The Joy Menu #53: Cry
For years, this dream: the apartment is fatherless and the door is being battered down; without him, we’re vulnerable, and I know this.
From bed, I call for my father.
“Ala, Ala,” I say. A version of Alan that fits in my pre-lingual mouth.
Before I form words — this sound. A primal reach into the void, a calling forth, an acquisitive claim on the warmth, peace, protection, comfort which he embodies. Which he brings. Which he is.
“Ala, Ala,” I cry.
(I think now of the near-rhymes: “Allah,” for the Arabic God; “alla,” for the Swedish “all;” “allá” for the Spanish “there.”)
He appears, bearded and bare chested, and lifts me to his skin. Presses me into his heat, into the body which is his but still, I think, nearly mine.
In seconds, I am asleep.
For years, this dream: the apartment is fatherless and the door is being battered down; without him, we’re vulnerable, and I know this. It’s me, my mother, and my baby brother — my only thought is fear. The wood splinters. We lunge from the door.
This is the feeling of no father.
That day, we have soccer practice on an unusual field.
Sometimes (rarely) this happens. There are so many well-equipped fields in town: bright overhead lights, ample bathrooms with easy access, large parking lots. But today we’re at the Alternative High School, on a field tucked behind the portables, locked in on one side by a shopping center, and by the dry creek on the other.
(Years later, I’ll walk this creek on my way to and from school; I’ll gaze at its concrete bed when feeling lost during marching band; I’ll escape down its slanted siding to avoid a distressing Physics Lab when I’m getting my first D; I’ll watch it overfill with angry grey water when El Niño rushes through town.

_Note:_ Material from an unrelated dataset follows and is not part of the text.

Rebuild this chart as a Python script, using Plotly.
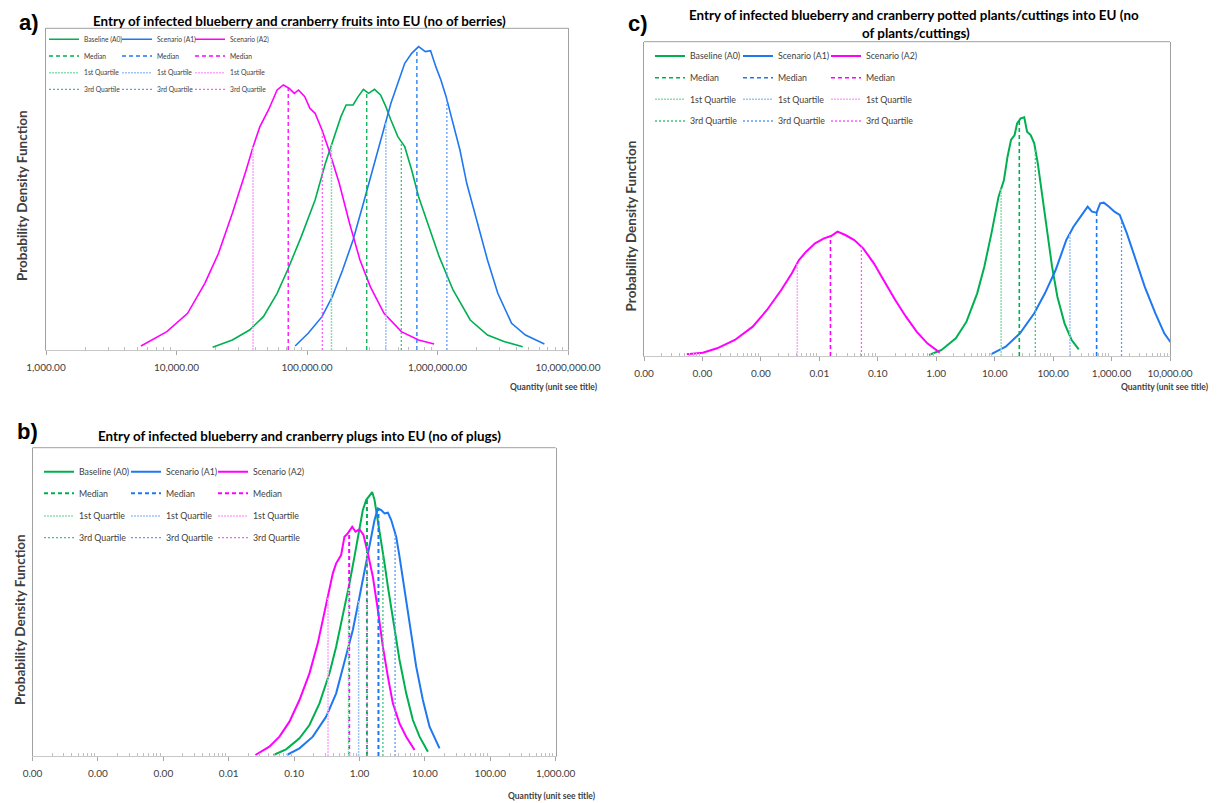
import numpy as np
import plotly.graph_objects as go

W, H = 1220, 803
FONT = "Lato"
PAGE_OFFSET = 8  # default page body margin in the rendered html

# ---------------- DATA ----------------
# Panel a) fruits (no of berries): log10(quantity) and PDF height (arbitrary units)
a_green_logq = [4.277, 4.428, 4.560, 4.666, 4.771, 4.851, 4.956, 5.062, 5.141, 5.207, 5.260, 5.300, 5.353, 5.392, 5.432,
                5.472, 5.517, 5.564, 5.604, 5.643, 5.696, 5.749, 5.802, 5.855, 5.934, 6.013, 6.119, 6.251, 6.383, 6.515, 6.653]
a_green_pdf = [8, 30, 60, 100, 170, 240, 340, 450, 560, 640, 700, 735, 735, 760, 782,
               770, 782, 765, 730, 690, 640, 610, 540, 460, 370, 280, 180, 90, 45, 25, 10]
a_blue_logq = [4.909, 5.009, 5.115, 5.194, 5.273, 5.353, 5.432, 5.511, 5.590, 5.643, 5.696, 5.749, 5.802, 5.855,
               5.907, 5.947, 5.987, 6.026, 6.066, 6.119, 6.172, 6.224, 6.304, 6.383, 6.462, 6.568, 6.674, 6.819]
a_blue_pdf = [12, 50, 100, 160, 240, 330, 440, 550, 660, 740, 800, 860, 890, 910,
              895, 898, 850, 810, 760, 680, 600, 500, 380, 270, 170, 80, 45, 18]
a_mag_logq = [3.728, 3.926, 4.085, 4.217, 4.322, 4.428, 4.534, 4.587, 4.639, 4.705, 4.771, 4.819, 4.864, 4.903,
              4.935, 4.983, 5.022, 5.062, 5.115, 5.168, 5.247, 5.326, 5.406, 5.485, 5.590, 5.723, 5.855, 5.974]
a_mag_pdf = [12, 55, 110, 200, 290, 410, 540, 610, 670, 720, 780, 795, 785, 770,
             780, 760, 725, 710, 660, 600, 500, 380, 270, 190, 110, 55, 30, 18]
# quartiles [Q1, median, Q3]
a_green_q = [154000, 287000, 528000]
a_blue_q = [402000, 695000, 1180000]
a_mag_q = [38600, 71800, 131000]
a_ticktext = ["1,000.00", "10,000.00", "100,000.00", "1,000,000.00", "10,000,000.00"]

# Panel c) potted plants/cuttings
c_green_logq = [-0.122, 0.091, 0.335, 0.518, 0.701, 0.823, 0.945, 1.067, 1.159, 1.220, 1.280, 1.341, 1.384,
                1.445, 1.506, 1.555, 1.616, 1.677, 1.738, 1.799, 1.890, 1.982, 2.073, 2.195, 2.317, 2.439]
c_green_pdf = [3, 18, 53, 103, 188, 268, 368, 478, 528, 598, 648, 663, 698,
               713, 716, 673, 663, 638, 578, 498, 378, 268, 178, 98, 48, 20]
c_blue_logq = [0.933, 1.189, 1.433, 1.677, 1.860, 2.043, 2.226, 2.348, 2.470, 2.591, 2.665, 2.744, 2.805,
               2.866, 2.957, 3.049, 3.140, 3.262, 3.415, 3.567, 3.750, 3.902, 4.024]
c_blue_pdf = [5, 28, 68, 128, 188, 258, 348, 388, 418, 448, 433, 430, 458,
              460, 448, 433, 423, 368, 288, 208, 128, 68, 38]
c_mag_logq = [-4.268, -3.994, -3.750, -3.445, -3.140, -2.896, -2.652, -2.470, -2.348, -2.226, -2.073, -1.921,
              -1.799, -1.689, -1.555, -1.402, -1.250, -1.067, -0.884, -0.701, -0.518, -0.335, -0.152, 0.061]
c_mag_pdf = [5, 10, 23, 48, 88, 138, 198, 248, 288, 313, 338, 353,
             360, 373, 363, 348, 323, 278, 223, 168, 118, 73, 38, 10]
c_green_q = [12.9, 26.4, 49.6]
c_blue_q = [194, 555, 1482]
c_mag_q = [0.0042, 0.0155, 0.0525]
c_ticktext = ["0.00", "0.00", "0.00", "0.01", "0.10", "1.00", "10.00", "100.00", "1,000.00", "10,000.00"]

# Panel b) plugs
b_green_logq = [-1.316, -1.122, -0.918, -0.765, -0.612, -0.459, -0.357, -0.255, -0.153, -0.077, 0.0, 0.051, 0.102,
                0.153, 0.194, 0.230, 0.281, 0.332, 0.383, 0.434, 0.510, 0.612, 0.714, 0.816, 0.918, 1.046]
b_green_pdf = [3, 20, 53, 93, 158, 248, 328, 418, 518, 598, 678, 738, 768,
               780, 792, 768, 708, 638, 578, 508, 408, 288, 188, 108, 58, 13]
b_blue_logq = [-1.112, -0.918, -0.714, -0.510, -0.357, -0.204, -0.102, 0.0, 0.102, 0.179, 0.230, 0.281,
               0.332, 0.383, 0.434, 0.485, 0.561, 0.612, 0.689, 0.765, 0.867, 0.969, 1.071, 1.224]
b_blue_pdf = [3, 23, 58, 118, 188, 298, 378, 478, 578, 658, 708, 743,
              738, 728, 730, 708, 658, 598, 498, 388, 268, 168, 88, 23]
b_mag_logq = [-1.592, -1.378, -1.224, -1.071, -0.918, -0.765, -0.638, -0.536, -0.459, -0.408, -0.357, -0.281,
              -0.230, -0.179, -0.112, -0.061, 0.0, 0.061, 0.128, 0.204, 0.281, 0.357, 0.434, 0.510, 0.612, 0.714, 0.842]
b_mag_pdf = [3, 28, 58, 103, 168, 248, 338, 428, 498, 548, 578, 603,
             658, 668, 688, 673, 680, 663, 608, 538, 438, 328, 238, 158, 98, 58, 18]
b_green_q = [0.68, 1.30, 2.28]
b_blue_q = [0.97, 1.95, 3.5]
b_mag_q = [0.33, 0.695, 1.31]
b_ticktext = ["0.00", "0.00", "0.00", "0.01", "0.10", "1.00", "10.00", "100.00", "1,000.00"]

series_names = ["Baseline (A0)", "Scenario (A1)", "Scenario (A2)"]

# ---------------- STYLE ----------------
COLORS = ["#00B050", "#1F78F0", "#FF00FF"]
PALE = ["#8ADFAE", "#9CC4F9", "#FFA6FF"]
MID = ["#40C47F", "#5C9DF5", "#FF5CFF"]
TXT = "#404040"


def px_x(x):
    return (x - PAGE_OFFSET) / W


def px_y(y):
    return 1 - (y - PAGE_OFFSET) / H


fig = go.Figure()

panels = [
    dict(key="a", ax="", curves=[(a_green_logq, a_green_pdf), (a_blue_logq, a_blue_pdf), (a_mag_logq, a_mag_pdf)],
         quarts=[a_green_q, a_blue_q, a_mag_q], xr=(3, 7), tt=a_ticktext, ytop=965,
         dom=(46, 568, 28.3, 350), leg_rows=(39.3, 56.0, 72.7, 89.3), leg_x=44, entry=28, lfont=6.7,
         lw=1.6, mw=1.3),
    dict(key="c", ax="2", curves=[(c_green_logq, c_green_pdf), (c_blue_logq, c_blue_pdf), (c_mag_logq, c_mag_pdf)],
         quarts=[c_green_q, c_blue_q, c_mag_q], xr=(-5, 4), tt=c_ticktext, ytop=943,
         dom=(644, 1170, 41.7, 356), leg_rows=(56.0, 77.7, 99.3, 121.0), leg_x=650, entry=43, lfont=8.8,
         lw=2.0, mw=1.6),
    dict(key="b", ax="3", curves=[(b_green_logq, b_green_pdf), (b_blue_logq, b_blue_pdf), (b_mag_logq, b_mag_pdf)],
         quarts=[b_green_q, b_blue_q, b_mag_q], xr=(-5, 3), tt=b_ticktext, ytop=925,
         dom=(32.5, 555.7, 447.7, 756), leg_rows=(471.7, 493.3, 516.0, 537.7), leg_x=39, entry=42, lfont=8.8,
         lw=2.0, mw=2.0),
]

legend_layouts = {}
shapes = []
li = 0
for p in panels:
    xa = "x" + p["ax"]
    ya = "y" + p["ax"]
    legnames = []
    for r in range(4):
        li += 1
        name = "legend" if li == 1 else f"legend{li}"
        legnames.append(name)
        legend_layouts[name] = dict(
            x=px_x(p["leg_x"]), y=px_y(p["leg_rows"][r]), xanchor="left", yanchor="middle",
            orientation="h", entrywidth=p["entry"], entrywidthmode="pixels", itemwidth=30,
            font=dict(family=FONT, size=p["lfont"], color=TXT), bgcolor="rgba(0,0,0,0)",
            borderwidth=0, tracegroupgap=0, traceorder="normal")
    # main curves
    for i, (lq, pdf) in enumerate(p["curves"]):
        fig.add_trace(go.Scatter(
            x=10 ** np.array(lq), y=pdf, mode="lines", name=series_names[i],
            line=dict(color=COLORS[i], width=p["lw"]), xaxis=xa, yaxis=ya, legend=legnames[0]))
    # median, Q1, Q3 lines
    specs = [(1, "Median", legnames[1]), (0, "1st Quartile", legnames[2]), (2, "3rd Quartile", legnames[3])]
    for qi, label, lg in specs:
        for i, (lq, pdf) in enumerate(p["curves"]):
            qv = p["quarts"][i][qi]
            top = float(np.interp(np.log10(qv), lq, pdf))
            if qi == 1:
                line = dict(color=COLORS[i], width=p["mw"], dash="4px,3px")
            elif qi == 0:
                line = dict(color=PALE[i], width=1.5, dash="2px,1px")
            else:
                line = dict(color=MID[i], width=1.3, dash="2px,2px")
            fig.add_trace(go.Scatter(
                x=[qv, qv], y=[0, top], mode="lines", name=label, line=line,
                xaxis=xa, yaxis=ya, legend=lg))
    # invisible trailing legend slot so the last legend text is not clipped
    for lg in legnames:
        fig.add_trace(go.Scatter(x=[None], y=[None], mode="lines", name=" ",
                                 line=dict(color="rgba(0,0,0,0)"), xaxis=xa, yaxis=ya,
                                 legend=lg, hoverinfo="skip"))

    x0, x1, y0, y1 = p["dom"]
    lo, hi = p["xr"]
    tickvals = [10.0 ** k for k in range(lo, hi + 1)]
    minorvals = [m * 10.0 ** k for k in range(lo, hi) for m in range(2, 10)]
    fig.update_layout(**{
        "xaxis" + p["ax"]: dict(
            type="log", domain=[px_x(x0), px_x(x1)], anchor=ya, range=[lo, hi],
            tickmode="array", tickvals=tickvals, ticktext=p["tt"], ticks="outside", ticklen=4,
            tickcolor="#A6A6A6", showline=True, linecolor="#C8C8C8", linewidth=1, mirror=False,
            showgrid=False, zeroline=False, ticklabelstandoff=4, automargin=False,
            tickfont=dict(family=FONT, size=10, color=TXT),
            minor=dict(tickmode="array", tickvals=minorvals, ticks="inside", ticklen=3,
                       tickcolor="#BFBFBF", showgrid=False)),
        "yaxis" + p["ax"]: dict(
            domain=[px_y(y1), px_y(y0)], anchor=xa, range=[0, p["ytop"]], showticklabels=False,
            ticks="", showline=True, linecolor="#A0A0A0", linewidth=1, mirror=True,
            showgrid=False, zeroline=False, automargin=False),
    })
    shapes.append(dict(type="line", xref=xa + " domain", yref=ya + " domain", x0=0, x1=1, y0=1, y1=1,
                       line=dict(color="#A0A0A0", width=1)))

fig.update_layout(**legend_layouts)

ann = []


def add_text(text, x, y, size, bold=False, family=FONT, xanchor="center", angle=0, color=TXT):
    ann.append(dict(text=f"<b>{text}</b>" if bold else text, x=px_x(x), y=px_y(y), xref="paper", yref="paper",
                    xanchor=xanchor, yanchor="middle", showarrow=False, textangle=angle,
                    font=dict(family=family, size=size, color=color)))


# panel letters
add_text("a)", 29, 22.7, 22, bold=True, family="Liberation Sans", color="#000000")
add_text("b)", 27.5, 431.7, 22, bold=True, family="Liberation Sans", color="#000000")
add_text("c)", 638, 24, 22, bold=True, family="Liberation Sans", color="#000000")
# titles
add_text("Entry of infected blueberry and cranberry fruits into EU (no of berries)", 299.6, 20.7, 13.4, bold=True,
         color="#000000")
add_text("Entry of infected blueberry and cranberry plugs into EU (no of plugs)", 299.5, 436, 13.4, bold=True,
         color="#000000")
add_text("Entry of infected blueberry and cranberry potted plants/cuttings into EU (no", 914, 15, 13.4, bold=True,
         color="#000000")
add_text("of plants/cuttings)", 915.6, 33.3, 13.4, bold=True, color="#000000")
# y titles
add_text("Probability Density Function", 22, 196, 13.5, bold=True, angle=-90)
add_text("Probability Density Function", 630.7, 225.7, 13.5, bold=True, angle=-90)
add_text("Probability Density Function", 20, 620, 13.5, bold=True, angle=-90)
# x titles
add_text("Quantity (unit see title)", 554, 387, 8.5, bold=True)
add_text("Quantity (unit see title)", 1119, 386.7, 8.5, bold=True, xanchor="left")
add_text("Quantity (unit see title)", 552, 796, 8.5, bold=True)

fig.update_layout(
    width=W, height=H, margin=dict(l=0, r=0, t=0, b=0, autoexpand=False),
    paper_bgcolor="white", plot_bgcolor="white",
    annotations=ann, shapes=shapes, showlegend=True,
    font=dict(family=FONT, color=TXT),
)

fig.write_html("out.html")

But this is all later; I don’t know any of this yet).
For some reason, my father has come to get me late — or perhaps he’s early — and we’re walking out alone, along the single poorly-lit black tar pathway that leads from the hidden soccer field to the too-small parking lot out front.
A few yards ahead, a chain has been raised and strung between two posts, to keep cars from entering the field (thought it’d be a shortcut to nowhere). I begin to move toward it, picking up speed, and know I want to jump, and that my father disapproves.
Maybe he says something, though I don’t remember words — only a sudden surge of energy and an urge to throw myself up, to reach my body into the air and grasp a sliver of rebellion — and a heavy knowing that I shouldn’t.
But I do make the leap, and my toes catch the chain. Like a wet towel snapped, or a branch cracked in a storm, I flip onto the tar faster than I went up.
I slide, painting my forearms, my knees, my chin black and red.
Before I open my eyes in alarm or fill my lungs with a wail, my father lifts me into his arms, carries me to and then from the car, and deposits me in a warm bath.
I am ashamed.
For years, and even now, an old guilt, an embarrassment, like a bad knee’s ache in cold weather.
Why did I do it? Logically: I was a child carried by a moment, lifted from my usual careful self.
Was he mad? If so, I don’t remember.
What I remember are his explanations: “Your legs were tired.” “You’d been running for hours.” “Your cleats made your feet a half-inch longer.”
I remember the soap stinging my scrapes; him telling me to close my eyes; the warm water poured over my head. I remember his hands rough on my scalp. The softness with which he put bandages on the cuts; the squeeze, eternal, of his soft hands.
I remember he wrapped me in a towel like a sack of potatoes and put me in the cupboard to dry.
To be a gentle boy. Soft-skinned. Sensitive.
To call out for a father whose thick arms host tendons which bulge, biceps nestled like softballs, shoulders forested and as sturdy as posts.
To long to be in those arms. Held by them. Held up by them.
Is there masculinity in that?
Does it go both ways?
Does it need to?
In the dreams — or let’s call them what they are: nightmares — I am always fatherless, always unprotected, always called upon to protect.
And I fail.
There is shame there: in the fear of fatherlessness and the failure to rise to the occasion.
But I do fail. And then, always, I wake.
Why is there shame in that fall? Why, thirty years later, a bouquet of feelings scented with sorrow and regret?
Embarrassment to have fallen, and then called to him? To have gone against him, and then needed him? To have rejected him, and then cried out for him? To have leapt from him, and then longed for him —
To be held by him, helped by, healed by him?
I don’t have those dreams anymore. Just as I don’t dream of driving, now that I drive.
I always woke, anyway, before the end.
Always woke to a world with my father in it.